**Data segment**
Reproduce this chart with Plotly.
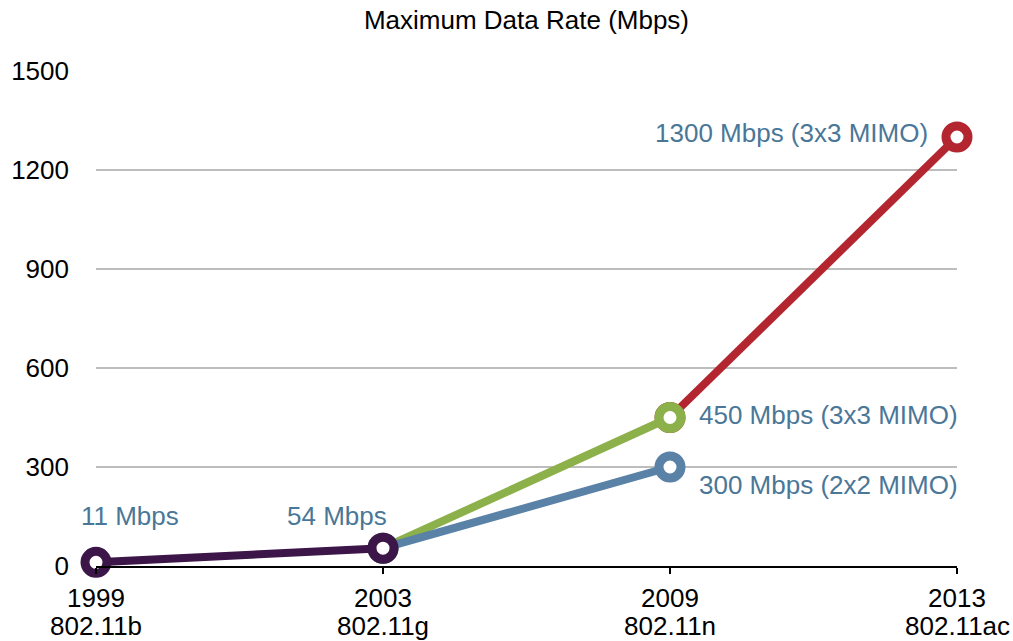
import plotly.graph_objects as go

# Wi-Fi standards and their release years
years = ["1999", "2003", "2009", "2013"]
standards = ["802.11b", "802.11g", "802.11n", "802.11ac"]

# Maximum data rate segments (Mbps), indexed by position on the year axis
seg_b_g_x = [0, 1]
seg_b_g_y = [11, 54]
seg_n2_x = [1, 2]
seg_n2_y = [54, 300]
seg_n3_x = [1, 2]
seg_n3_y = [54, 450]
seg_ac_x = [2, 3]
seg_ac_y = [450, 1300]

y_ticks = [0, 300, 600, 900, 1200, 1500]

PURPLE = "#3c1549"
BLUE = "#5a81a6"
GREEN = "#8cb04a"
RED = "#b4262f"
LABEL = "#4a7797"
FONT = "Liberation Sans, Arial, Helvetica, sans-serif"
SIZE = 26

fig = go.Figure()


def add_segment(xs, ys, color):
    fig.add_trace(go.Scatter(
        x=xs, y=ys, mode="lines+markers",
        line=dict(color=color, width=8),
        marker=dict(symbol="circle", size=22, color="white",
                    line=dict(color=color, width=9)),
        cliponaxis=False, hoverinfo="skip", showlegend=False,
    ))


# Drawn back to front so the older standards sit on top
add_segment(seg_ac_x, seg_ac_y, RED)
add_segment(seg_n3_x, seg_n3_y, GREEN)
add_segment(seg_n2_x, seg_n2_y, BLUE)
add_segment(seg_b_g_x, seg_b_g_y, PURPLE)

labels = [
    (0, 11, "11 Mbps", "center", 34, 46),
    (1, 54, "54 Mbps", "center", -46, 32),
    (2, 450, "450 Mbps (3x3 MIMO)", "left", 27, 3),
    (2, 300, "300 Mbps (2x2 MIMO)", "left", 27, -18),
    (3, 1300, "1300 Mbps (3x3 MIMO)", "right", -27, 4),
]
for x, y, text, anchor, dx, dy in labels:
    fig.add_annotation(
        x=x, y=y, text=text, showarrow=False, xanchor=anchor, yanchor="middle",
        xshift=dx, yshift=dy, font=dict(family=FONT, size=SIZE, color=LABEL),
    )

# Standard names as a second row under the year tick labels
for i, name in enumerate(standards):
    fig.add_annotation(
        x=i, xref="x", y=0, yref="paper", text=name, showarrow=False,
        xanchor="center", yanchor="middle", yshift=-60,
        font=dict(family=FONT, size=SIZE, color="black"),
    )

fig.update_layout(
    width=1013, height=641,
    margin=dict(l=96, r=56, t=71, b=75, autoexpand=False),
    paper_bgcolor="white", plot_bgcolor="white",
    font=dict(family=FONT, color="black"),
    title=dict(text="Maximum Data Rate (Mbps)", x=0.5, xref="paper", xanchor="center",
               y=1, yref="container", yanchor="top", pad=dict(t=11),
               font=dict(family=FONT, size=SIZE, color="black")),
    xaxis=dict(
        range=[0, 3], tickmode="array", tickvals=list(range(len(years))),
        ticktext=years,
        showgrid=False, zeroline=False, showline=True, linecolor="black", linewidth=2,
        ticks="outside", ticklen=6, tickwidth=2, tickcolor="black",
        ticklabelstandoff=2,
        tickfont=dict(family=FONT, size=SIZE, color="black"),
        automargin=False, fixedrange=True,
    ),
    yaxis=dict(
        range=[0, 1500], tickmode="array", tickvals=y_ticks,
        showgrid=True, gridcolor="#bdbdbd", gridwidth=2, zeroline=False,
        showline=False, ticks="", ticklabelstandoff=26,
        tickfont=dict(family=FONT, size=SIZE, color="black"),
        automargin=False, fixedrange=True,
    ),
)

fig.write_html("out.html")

**Given problem**
Leave the images out, please, and restate each line word for word.

**Response for this exercise**
Reproduce this chart with Plotly.
import plotly.graph_objects as go

# Wi-Fi standards and their release years
years = ["1999", "2003", "2009", "2013"]
standards = ["802.11b", "802.11g", "802.11n", "802.11ac"]

# Maximum data rate segments (Mbps), indexed by position on the year axis
seg_b_g_x = [0, 1]
seg_b_g_y = [11, 54]
seg_n2_x = [1, 2]
seg_n2_y = [54, 300]
seg_n3_x = [1, 2]
seg_n3_y = [54, 450]
seg_ac_x = [2, 3]
seg_ac_y = [450, 1300]

y_ticks = [0, 300, 600, 900, 1200, 1500]

PURPLE = "#3c1549"
BLUE = "#5a81a6"
GREEN = "#8cb04a"
RED = "#b4262f"
LABEL = "#4a7797"
FONT = "Liberation Sans, Arial, Helvetica, sans-serif"
SIZE = 26

fig = go.Figure()


def add_segment(xs, ys, color):
    fig.add_trace(go.Scatter(
        x=xs, y=ys, mode="lines+markers",
        line=dict(color=color, width=8),
        marker=dict(symbol="circle", size=22, color="white",
                    line=dict(color=color, width=9)),
        cliponaxis=False, hoverinfo="skip", showlegend=False,
    ))


# Drawn back to front so the older standards sit on top
add_segment(seg_ac_x, seg_ac_y, RED)
add_segment(seg_n3_x, seg_n3_y, GREEN)
add_segment(seg_n2_x, seg_n2_y, BLUE)
add_segment(seg_b_g_x, seg_b_g_y, PURPLE)

labels = [
    (0, 11, "11 Mbps", "center", 34, 46),
    (1, 54, "54 Mbps", "center", -46, 32),
    (2, 450, "450 Mbps (3x3 MIMO)", "left", 27, 3),
    (2, 300, "300 Mbps (2x2 MIMO)", "left", 27, -18),
    (3, 1300, "1300 Mbps (3x3 MIMO)", "right", -27, 4),
]
for x, y, text, anchor, dx, dy in labels:
    fig.add_annotation(
        x=x, y=y, text=text, showarrow=False, xanchor=anchor, yanchor="middle",
        xshift=dx, yshift=dy, font=dict(family=FONT, size=SIZE, color=LABEL),
    )

# Standard names as a second row under the year tick labels
for i, name in enumerate(standards):
    fig.add_annotation(
        x=i, xref="x", y=0, yref="paper", text=name, showarrow=False,
        xanchor="center", yanchor="middle", yshift=-60,
        font=dict(family=FONT, size=SIZE, color="black"),
    )

fig.update_layout(
    width=1013, height=641,
    margin=dict(l=96, r=56, t=71, b=75, autoexpand=False),
    paper_bgcolor="white", plot_bgcolor="white",
    font=dict(family=FONT, color="black"),
    title=dict(text="Maximum Data Rate (Mbps)", x=0.5, xref="paper", xanchor="center",
               y=1, yref="container", yanchor="top", pad=dict(t=11),
               font=dict(family=FONT, size=SIZE, color="black")),
    xaxis=dict(
        range=[0, 3], tickmode="array", tickvals=list(range(len(years))),
        ticktext=years,
        showgrid=False, zeroline=False, showline=True, linecolor="black", linewidth=2,
        ticks="outside", ticklen=6, tickwidth=2, tickcolor="black",
        ticklabelstandoff=2,
        tickfont=dict(family=FONT, size=SIZE, color="black"),
        automargin=False, fixedrange=True,
    ),
    yaxis=dict(
        range=[0, 1500], tickmode="array", tickvals=y_ticks,
        showgrid=True, gridcolor="#bdbdbd", gridwidth=2, zeroline=False,
        showline=False, ticks="", ticklabelstandoff=26,
        tickfont=dict(family=FONT, size=SIZE, color="black"),
        automargin=False, fixedrange=True,
    ),
)

fig.write_html("out.html")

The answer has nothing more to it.